Almost two-thirds of new homes started in 2021 are part of community associations, and some 74.2 million Americans live in Home Ownership Association (HOA) neighborhoods. Their surging popularity must come from the amenities, right?

According to data from the National Association of Home Builders (NAHB), however, the majority of homebuyers do not want them. The NAHB discovered that the most desired features are a suburban setting, nearby parks, walking paths, proximity to retail space, and, for millennials and younger buyers, playgrounds.

As Deborah Goonan points out in Independent American Communities, “Suburban locations preferred by most homebuyers already tend to have commercial and public land uses that provide those most desired neighborhood preferences.”

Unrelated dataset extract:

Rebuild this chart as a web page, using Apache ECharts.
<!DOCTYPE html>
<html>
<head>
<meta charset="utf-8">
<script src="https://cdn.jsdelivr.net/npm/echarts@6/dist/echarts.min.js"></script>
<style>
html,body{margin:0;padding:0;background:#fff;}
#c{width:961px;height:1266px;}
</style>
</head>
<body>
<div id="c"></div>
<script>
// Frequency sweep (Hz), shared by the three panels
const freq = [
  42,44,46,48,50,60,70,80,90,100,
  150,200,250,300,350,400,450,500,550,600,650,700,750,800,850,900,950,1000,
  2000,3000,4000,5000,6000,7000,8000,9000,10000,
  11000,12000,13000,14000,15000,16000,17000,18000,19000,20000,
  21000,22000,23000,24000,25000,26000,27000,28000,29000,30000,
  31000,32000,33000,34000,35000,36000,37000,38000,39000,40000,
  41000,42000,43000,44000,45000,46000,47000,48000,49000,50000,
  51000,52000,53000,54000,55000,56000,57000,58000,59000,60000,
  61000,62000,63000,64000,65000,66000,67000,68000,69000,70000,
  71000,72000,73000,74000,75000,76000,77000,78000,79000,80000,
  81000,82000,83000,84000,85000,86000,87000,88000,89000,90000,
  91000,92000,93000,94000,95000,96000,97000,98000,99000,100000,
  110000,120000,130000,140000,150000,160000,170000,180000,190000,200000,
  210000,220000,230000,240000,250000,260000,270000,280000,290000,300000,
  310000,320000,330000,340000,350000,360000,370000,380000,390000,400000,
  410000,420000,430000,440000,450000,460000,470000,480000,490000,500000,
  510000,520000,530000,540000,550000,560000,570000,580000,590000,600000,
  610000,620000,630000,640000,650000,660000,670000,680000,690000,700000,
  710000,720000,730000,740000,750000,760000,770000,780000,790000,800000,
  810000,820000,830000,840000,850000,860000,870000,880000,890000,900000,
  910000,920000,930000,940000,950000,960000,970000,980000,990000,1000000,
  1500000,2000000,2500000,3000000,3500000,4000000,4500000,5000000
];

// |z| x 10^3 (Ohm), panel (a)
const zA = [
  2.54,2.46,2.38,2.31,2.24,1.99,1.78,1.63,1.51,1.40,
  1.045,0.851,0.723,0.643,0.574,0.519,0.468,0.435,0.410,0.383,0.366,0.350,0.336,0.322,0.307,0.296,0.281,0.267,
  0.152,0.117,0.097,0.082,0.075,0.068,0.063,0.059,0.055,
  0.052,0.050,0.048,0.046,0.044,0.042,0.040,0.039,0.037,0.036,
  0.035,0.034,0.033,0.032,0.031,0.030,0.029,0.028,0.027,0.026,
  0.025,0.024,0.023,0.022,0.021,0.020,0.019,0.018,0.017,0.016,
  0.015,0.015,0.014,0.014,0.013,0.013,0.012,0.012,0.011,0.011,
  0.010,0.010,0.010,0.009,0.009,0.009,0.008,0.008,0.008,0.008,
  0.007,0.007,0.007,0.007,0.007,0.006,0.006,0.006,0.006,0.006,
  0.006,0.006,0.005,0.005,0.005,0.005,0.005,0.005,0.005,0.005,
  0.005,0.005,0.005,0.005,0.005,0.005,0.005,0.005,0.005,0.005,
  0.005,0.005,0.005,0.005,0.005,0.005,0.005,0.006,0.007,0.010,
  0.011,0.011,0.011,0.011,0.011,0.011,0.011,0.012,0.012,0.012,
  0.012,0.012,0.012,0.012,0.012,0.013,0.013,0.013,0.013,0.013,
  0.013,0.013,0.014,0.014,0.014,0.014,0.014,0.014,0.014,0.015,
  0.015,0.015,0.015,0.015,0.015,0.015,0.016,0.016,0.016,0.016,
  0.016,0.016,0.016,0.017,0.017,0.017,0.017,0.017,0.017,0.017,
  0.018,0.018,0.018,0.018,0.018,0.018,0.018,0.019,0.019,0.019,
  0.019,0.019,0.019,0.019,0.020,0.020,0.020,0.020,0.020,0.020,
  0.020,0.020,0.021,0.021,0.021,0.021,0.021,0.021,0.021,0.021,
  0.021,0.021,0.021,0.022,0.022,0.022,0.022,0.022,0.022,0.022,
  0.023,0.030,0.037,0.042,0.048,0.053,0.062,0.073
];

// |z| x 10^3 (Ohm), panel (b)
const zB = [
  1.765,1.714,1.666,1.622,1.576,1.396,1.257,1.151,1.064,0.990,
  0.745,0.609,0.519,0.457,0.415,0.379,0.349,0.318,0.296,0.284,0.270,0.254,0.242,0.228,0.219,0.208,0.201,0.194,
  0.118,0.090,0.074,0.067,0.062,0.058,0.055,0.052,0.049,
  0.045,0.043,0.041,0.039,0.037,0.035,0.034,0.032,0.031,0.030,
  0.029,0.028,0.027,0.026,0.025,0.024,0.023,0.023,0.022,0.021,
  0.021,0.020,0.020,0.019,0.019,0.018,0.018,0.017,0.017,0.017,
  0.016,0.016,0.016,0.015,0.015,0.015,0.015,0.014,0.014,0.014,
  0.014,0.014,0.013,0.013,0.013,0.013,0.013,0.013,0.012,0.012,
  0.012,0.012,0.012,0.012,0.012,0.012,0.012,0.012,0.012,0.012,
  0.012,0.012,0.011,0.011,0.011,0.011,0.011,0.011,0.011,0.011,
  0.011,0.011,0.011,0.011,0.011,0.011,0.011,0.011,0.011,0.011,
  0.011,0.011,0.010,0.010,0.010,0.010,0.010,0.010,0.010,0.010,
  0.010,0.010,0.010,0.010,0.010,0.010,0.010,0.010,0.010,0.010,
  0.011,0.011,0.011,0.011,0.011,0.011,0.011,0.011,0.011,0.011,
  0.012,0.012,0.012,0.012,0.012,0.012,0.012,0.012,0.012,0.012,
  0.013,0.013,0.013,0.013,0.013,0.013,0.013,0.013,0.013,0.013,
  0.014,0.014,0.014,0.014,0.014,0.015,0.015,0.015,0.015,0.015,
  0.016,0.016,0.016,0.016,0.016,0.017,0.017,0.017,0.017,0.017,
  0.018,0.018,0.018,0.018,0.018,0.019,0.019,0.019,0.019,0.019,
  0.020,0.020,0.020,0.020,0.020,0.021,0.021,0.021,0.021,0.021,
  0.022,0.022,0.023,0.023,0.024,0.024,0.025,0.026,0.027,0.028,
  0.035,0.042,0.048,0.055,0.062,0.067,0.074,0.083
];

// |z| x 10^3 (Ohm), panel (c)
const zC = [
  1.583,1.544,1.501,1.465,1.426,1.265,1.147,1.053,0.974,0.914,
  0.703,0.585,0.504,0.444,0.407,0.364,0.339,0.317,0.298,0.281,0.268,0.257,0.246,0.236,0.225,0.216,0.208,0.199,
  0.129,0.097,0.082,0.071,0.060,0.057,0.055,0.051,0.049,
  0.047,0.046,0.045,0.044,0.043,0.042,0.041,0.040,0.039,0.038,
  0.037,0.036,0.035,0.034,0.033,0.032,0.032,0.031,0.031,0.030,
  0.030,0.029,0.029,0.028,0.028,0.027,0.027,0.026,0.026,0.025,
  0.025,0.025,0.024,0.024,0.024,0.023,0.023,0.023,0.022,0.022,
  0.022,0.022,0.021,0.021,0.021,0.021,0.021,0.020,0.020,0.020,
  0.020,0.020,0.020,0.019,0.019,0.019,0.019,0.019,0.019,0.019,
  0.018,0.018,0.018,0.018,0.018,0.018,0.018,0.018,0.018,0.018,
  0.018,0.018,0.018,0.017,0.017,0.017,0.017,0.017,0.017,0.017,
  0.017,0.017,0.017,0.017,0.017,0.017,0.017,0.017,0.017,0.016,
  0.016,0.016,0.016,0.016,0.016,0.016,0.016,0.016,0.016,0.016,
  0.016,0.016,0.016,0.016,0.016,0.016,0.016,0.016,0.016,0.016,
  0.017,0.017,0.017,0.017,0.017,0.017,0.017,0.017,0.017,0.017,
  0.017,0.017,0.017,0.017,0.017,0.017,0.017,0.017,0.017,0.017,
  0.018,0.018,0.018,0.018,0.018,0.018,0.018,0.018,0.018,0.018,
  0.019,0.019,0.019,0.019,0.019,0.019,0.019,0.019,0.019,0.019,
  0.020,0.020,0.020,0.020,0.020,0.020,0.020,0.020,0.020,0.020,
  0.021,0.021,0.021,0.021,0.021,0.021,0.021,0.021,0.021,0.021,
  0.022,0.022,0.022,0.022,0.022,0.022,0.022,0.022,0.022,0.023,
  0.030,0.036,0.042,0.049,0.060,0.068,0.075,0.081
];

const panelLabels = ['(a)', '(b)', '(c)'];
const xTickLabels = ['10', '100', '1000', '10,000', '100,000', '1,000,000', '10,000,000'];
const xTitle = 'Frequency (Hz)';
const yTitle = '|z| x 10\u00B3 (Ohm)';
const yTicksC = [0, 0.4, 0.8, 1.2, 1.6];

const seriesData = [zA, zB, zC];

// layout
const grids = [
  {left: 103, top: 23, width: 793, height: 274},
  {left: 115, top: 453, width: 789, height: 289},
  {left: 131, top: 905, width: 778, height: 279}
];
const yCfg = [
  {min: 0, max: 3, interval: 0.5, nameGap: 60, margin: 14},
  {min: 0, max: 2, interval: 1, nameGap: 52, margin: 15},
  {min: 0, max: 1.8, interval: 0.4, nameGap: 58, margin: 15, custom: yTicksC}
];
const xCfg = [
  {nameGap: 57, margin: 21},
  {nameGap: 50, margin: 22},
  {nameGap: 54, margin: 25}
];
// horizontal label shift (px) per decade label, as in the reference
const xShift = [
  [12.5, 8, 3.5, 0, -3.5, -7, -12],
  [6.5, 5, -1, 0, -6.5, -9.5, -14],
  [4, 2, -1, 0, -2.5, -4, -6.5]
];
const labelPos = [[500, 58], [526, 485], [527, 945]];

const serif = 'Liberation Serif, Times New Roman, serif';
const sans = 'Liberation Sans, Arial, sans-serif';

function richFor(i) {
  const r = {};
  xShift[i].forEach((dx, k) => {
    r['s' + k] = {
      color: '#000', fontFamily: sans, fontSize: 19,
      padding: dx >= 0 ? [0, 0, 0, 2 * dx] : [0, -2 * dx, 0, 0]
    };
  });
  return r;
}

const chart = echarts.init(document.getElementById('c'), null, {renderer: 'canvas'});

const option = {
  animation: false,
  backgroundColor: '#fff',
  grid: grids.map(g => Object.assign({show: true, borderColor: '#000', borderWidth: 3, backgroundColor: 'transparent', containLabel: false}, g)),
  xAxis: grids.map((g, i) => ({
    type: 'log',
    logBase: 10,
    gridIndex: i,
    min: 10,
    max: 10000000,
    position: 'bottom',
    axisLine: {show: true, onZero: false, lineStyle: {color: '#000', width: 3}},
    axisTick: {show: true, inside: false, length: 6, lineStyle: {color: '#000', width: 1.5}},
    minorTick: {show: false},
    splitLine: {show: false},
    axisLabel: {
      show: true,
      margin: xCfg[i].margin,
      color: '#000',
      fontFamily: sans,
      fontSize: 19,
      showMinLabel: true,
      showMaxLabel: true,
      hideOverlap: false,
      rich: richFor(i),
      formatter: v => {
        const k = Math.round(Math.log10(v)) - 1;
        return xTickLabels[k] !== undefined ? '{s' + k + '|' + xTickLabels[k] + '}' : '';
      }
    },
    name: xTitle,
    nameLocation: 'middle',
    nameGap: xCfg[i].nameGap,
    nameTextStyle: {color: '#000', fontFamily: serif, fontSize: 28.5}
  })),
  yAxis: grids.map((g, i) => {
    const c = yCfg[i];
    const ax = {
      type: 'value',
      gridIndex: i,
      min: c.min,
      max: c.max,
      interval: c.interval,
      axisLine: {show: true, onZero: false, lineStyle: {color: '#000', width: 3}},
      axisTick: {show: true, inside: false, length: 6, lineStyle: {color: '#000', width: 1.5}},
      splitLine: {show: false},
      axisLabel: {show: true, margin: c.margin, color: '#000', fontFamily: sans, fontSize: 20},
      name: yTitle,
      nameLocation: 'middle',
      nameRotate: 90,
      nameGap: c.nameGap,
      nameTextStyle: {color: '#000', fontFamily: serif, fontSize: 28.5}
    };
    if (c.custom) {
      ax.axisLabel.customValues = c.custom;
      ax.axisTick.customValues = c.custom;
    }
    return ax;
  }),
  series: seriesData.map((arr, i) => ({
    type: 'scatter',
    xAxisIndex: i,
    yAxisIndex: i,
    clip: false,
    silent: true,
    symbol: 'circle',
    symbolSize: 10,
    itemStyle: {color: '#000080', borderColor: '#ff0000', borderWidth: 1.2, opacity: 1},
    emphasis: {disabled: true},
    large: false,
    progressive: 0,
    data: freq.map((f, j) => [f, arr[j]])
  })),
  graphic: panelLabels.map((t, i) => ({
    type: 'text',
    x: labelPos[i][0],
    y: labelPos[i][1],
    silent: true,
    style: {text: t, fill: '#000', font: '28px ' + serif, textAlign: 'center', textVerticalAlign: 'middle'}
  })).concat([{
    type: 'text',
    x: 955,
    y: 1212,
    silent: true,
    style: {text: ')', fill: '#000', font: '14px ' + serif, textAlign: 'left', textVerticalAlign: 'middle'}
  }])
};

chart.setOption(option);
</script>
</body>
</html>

Drake Branda, CEO of Building Partners of Central Indiana (BPCI) and Director of Government Affairs for the Builders Association of Greater Indianapolis (BAGI) says this is an issue, particularly among younger buyers. “They move in and don’t want to pay extra fees when the municipality already has an amazing public park system. That’s where you see some disconnect – in terms of the amenities required in an HOA that already exist.”


Branda explains it costs $65,000 a year to mow and maintain common areas in his 334-residence community, not including snow removal, playground upkeep, pool/ pond maintenance, insurance, etc.

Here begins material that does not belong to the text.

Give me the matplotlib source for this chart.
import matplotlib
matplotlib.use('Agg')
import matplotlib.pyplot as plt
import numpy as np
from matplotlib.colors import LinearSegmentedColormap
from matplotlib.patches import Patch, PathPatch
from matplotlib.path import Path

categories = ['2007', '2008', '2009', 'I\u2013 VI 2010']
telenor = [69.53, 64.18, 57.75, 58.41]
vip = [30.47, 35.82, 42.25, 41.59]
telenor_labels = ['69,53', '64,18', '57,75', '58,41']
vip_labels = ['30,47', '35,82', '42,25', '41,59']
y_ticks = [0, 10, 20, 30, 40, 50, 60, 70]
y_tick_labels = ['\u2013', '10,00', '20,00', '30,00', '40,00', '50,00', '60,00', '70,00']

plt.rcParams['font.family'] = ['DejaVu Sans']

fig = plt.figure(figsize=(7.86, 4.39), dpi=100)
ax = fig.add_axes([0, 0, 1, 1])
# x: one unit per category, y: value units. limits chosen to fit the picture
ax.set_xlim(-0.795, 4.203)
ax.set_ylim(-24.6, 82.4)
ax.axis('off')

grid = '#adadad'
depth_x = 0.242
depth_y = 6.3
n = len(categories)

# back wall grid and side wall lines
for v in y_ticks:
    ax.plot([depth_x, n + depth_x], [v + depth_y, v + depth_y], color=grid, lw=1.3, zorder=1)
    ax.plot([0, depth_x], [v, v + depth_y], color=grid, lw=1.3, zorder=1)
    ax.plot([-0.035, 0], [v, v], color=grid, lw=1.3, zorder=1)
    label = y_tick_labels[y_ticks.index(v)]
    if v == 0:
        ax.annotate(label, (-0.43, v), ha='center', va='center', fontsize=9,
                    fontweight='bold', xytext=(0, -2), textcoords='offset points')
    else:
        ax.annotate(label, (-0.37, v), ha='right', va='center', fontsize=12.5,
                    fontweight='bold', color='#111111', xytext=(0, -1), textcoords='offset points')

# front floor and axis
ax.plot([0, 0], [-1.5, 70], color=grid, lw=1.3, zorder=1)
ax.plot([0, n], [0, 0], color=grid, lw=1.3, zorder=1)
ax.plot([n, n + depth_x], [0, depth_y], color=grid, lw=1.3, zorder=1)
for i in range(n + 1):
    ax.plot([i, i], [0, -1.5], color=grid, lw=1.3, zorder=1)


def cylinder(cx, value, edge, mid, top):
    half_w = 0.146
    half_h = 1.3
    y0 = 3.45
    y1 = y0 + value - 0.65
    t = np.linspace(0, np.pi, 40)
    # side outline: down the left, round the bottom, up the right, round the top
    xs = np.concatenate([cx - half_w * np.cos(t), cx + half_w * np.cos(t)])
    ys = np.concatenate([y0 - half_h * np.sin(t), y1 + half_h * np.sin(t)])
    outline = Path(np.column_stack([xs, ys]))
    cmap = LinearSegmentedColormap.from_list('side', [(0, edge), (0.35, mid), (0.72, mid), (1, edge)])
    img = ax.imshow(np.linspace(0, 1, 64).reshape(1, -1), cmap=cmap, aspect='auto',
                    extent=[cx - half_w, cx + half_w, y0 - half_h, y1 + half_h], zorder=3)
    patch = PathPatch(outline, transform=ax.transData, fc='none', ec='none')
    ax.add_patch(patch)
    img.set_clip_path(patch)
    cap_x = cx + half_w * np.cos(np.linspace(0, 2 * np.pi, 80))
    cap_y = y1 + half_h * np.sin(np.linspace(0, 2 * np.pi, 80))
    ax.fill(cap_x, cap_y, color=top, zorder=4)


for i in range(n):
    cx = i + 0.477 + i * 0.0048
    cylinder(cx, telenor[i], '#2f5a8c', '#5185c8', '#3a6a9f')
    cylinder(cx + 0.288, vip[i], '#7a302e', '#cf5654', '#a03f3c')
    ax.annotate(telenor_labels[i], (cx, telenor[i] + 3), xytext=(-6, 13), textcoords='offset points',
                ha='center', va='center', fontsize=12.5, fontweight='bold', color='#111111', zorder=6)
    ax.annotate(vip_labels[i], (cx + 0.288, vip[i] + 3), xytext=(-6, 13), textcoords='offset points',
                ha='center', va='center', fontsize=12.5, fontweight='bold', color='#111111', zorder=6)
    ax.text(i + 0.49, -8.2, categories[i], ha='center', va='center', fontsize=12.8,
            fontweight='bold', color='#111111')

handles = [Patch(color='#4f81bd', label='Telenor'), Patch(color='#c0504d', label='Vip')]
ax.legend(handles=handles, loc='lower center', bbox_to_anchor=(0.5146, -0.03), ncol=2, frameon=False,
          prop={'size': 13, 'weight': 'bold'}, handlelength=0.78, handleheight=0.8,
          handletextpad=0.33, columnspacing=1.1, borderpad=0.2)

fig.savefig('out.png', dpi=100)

Megan Vukusich, Director of Planning & Zoning for the City of Fishers, says, “Our standards are written to be flexible and adaptable. We don’t want it to be just a checkbox that developments have to hit but that are actually a benefit to the community.”

Branda says while the intention is to provide a better quality of life, requirements “unfortunately also add to the costs for developing that community.” And, indeed, for living in it.


To help defray costs, Fishers offers a Neighborhood Vibrancy Grant – a 50% match for neighborhood projects up to $5000. With $100,000 earmarked for communities around the city, Vukusich and her counterparts place a heavy focus on improvements that reduce maintenance costs in the long run.